— Begin GIVEN DATA —
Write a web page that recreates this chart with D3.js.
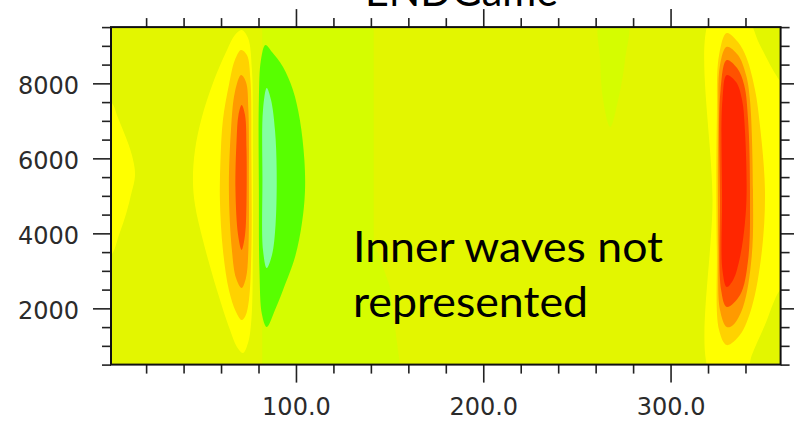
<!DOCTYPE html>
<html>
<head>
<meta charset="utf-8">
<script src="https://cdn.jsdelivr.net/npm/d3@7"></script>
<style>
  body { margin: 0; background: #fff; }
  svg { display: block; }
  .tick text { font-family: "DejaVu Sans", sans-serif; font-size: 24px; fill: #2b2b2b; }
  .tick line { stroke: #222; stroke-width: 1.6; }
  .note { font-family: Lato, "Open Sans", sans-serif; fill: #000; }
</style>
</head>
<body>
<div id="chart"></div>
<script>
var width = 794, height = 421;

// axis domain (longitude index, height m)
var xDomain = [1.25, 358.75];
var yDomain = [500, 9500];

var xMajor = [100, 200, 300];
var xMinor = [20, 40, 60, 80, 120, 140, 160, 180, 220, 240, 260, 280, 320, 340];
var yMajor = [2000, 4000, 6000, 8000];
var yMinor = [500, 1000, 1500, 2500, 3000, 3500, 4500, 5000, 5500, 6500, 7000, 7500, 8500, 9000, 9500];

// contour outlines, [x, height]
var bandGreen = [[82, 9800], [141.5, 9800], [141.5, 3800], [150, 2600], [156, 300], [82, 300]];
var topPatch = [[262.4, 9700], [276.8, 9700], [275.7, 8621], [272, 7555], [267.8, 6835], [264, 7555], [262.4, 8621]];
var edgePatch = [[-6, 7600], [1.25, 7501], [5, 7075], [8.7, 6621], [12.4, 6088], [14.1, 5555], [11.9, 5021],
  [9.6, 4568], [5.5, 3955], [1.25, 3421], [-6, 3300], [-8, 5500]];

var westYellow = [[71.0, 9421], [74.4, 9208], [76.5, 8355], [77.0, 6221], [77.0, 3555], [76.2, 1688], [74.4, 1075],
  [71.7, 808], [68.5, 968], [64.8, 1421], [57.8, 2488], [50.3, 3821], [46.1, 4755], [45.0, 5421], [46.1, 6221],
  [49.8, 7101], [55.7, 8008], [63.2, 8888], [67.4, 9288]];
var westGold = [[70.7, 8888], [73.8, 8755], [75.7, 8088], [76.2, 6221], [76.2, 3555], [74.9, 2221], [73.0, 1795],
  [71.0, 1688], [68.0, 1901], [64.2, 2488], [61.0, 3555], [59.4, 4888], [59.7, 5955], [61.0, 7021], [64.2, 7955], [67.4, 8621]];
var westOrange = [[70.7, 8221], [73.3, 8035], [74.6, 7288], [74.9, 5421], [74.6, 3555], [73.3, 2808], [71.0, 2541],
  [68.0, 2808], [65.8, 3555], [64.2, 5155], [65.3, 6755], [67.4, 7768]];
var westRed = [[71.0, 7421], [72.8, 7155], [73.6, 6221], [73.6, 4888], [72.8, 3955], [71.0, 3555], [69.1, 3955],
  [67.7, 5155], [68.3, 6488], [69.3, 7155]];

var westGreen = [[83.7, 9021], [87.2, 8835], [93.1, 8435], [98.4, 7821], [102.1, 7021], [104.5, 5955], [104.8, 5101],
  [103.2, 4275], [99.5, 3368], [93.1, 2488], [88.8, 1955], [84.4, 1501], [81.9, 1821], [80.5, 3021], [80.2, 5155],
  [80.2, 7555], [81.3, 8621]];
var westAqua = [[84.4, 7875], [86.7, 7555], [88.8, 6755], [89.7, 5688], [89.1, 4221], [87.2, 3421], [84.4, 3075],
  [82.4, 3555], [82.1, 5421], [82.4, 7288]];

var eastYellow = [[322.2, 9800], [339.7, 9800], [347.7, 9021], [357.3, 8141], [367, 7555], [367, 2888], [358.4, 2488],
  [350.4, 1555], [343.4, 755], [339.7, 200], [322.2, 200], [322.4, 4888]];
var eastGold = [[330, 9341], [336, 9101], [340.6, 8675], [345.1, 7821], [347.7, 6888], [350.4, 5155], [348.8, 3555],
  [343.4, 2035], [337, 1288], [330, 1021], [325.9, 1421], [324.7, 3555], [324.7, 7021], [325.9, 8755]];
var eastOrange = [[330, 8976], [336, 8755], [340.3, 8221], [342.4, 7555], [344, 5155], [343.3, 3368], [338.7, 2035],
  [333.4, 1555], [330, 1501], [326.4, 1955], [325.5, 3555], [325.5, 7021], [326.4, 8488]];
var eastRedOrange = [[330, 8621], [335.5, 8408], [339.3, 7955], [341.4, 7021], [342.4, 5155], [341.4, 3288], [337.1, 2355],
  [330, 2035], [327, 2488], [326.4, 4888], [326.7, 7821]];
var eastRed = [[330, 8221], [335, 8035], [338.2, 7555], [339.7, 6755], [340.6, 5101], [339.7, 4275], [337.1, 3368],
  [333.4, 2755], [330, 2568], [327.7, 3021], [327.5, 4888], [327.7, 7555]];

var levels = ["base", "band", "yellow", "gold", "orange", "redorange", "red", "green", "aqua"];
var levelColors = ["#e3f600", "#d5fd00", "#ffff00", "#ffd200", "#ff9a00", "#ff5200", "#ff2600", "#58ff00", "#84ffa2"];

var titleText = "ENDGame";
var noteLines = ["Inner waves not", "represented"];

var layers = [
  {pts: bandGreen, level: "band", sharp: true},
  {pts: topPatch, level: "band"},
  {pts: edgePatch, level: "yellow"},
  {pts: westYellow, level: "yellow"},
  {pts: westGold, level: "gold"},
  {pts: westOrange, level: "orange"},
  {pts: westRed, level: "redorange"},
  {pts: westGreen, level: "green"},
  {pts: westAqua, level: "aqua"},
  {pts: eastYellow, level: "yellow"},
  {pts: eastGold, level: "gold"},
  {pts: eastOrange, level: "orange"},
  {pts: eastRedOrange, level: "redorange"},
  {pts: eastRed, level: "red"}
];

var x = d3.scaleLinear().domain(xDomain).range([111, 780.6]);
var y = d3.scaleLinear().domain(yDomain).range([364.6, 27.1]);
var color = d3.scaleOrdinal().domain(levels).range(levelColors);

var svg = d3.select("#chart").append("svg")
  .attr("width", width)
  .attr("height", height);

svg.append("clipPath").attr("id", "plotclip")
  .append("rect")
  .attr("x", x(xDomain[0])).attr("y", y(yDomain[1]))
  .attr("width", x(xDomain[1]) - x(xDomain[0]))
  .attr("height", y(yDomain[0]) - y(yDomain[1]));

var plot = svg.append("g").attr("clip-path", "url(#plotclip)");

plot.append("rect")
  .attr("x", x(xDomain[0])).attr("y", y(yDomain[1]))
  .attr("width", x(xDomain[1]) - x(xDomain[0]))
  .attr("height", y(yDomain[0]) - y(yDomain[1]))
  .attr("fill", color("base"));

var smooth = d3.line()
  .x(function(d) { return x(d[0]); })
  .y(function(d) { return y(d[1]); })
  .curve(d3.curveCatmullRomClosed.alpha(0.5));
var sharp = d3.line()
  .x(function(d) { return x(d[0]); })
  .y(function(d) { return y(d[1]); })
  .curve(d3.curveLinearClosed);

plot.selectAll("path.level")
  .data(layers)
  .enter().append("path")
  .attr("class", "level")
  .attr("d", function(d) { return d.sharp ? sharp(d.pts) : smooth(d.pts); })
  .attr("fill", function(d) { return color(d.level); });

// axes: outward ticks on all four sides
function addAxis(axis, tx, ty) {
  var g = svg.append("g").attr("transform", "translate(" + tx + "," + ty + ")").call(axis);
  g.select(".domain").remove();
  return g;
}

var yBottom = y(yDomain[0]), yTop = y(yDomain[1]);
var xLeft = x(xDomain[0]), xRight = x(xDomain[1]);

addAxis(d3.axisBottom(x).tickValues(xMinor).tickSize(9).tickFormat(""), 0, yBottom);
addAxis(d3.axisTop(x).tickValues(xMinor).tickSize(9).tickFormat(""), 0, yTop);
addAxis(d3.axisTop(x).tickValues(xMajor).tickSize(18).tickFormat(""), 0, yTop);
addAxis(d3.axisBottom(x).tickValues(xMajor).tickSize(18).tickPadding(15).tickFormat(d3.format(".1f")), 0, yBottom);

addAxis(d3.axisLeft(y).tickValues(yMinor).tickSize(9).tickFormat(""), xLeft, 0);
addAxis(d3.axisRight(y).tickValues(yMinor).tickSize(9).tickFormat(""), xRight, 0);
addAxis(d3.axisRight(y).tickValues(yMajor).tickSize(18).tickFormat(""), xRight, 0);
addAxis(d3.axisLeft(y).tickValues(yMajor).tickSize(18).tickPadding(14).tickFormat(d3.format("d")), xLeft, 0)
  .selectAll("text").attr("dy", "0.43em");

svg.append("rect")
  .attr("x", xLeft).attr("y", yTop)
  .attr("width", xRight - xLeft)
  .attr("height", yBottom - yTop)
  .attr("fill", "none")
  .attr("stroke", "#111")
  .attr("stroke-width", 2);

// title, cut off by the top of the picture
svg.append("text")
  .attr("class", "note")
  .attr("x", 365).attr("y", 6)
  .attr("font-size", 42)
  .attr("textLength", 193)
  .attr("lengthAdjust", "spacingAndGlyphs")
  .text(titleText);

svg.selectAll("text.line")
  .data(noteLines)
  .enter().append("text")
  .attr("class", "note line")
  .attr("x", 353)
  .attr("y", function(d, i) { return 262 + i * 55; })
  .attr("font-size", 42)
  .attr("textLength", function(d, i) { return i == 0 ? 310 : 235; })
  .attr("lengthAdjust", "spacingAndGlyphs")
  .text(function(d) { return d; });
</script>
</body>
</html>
— End GIVEN DATA —
# PROMPT
Without the pictures, return the listing above from its first line through the line that has "[9.6, 4568], [5.5, 3955], [1.25, 3421], [-6, 3300], [-8, 5500]];".

# ANSWER TO THIS PROBLEM
Write a web page that recreates this chart with D3.js.
<!DOCTYPE html>
<html>
<head>
<meta charset="utf-8">
<script src="https://cdn.jsdelivr.net/npm/d3@7"></script>
<style>
  body { margin: 0; background: #fff; }
  svg { display: block; }
  .tick text { font-family: "DejaVu Sans", sans-serif; font-size: 24px; fill: #2b2b2b; }
  .tick line { stroke: #222; stroke-width: 1.6; }
  .note { font-family: Lato, "Open Sans", sans-serif; fill: #000; }
</style>
</head>
<body>
<div id="chart"></div>
<script>
var width = 794, height = 421;

// axis domain (longitude index, height m)
var xDomain = [1.25, 358.75];
var yDomain = [500, 9500];

var xMajor = [100, 200, 300];
var xMinor = [20, 40, 60, 80, 120, 140, 160, 180, 220, 240, 260, 280, 320, 340];
var yMajor = [2000, 4000, 6000, 8000];
var yMinor = [500, 1000, 1500, 2500, 3000, 3500, 4500, 5000, 5500, 6500, 7000, 7500, 8500, 9000, 9500];

// contour outlines, [x, height]
var bandGreen = [[82, 9800], [141.5, 9800], [141.5, 3800], [150, 2600], [156, 300], [82, 300]];
var topPatch = [[262.4, 9700], [276.8, 9700], [275.7, 8621], [272, 7555], [267.8, 6835], [264, 7555], [262.4, 8621]];
var edgePatch = [[-6, 7600], [1.25, 7501], [5, 7075], [8.7, 6621], [12.4, 6088], [14.1, 5555], [11.9, 5021],
  [9.6, 4568], [5.5, 3955], [1.25, 3421], [-6, 3300], [-8, 5500]];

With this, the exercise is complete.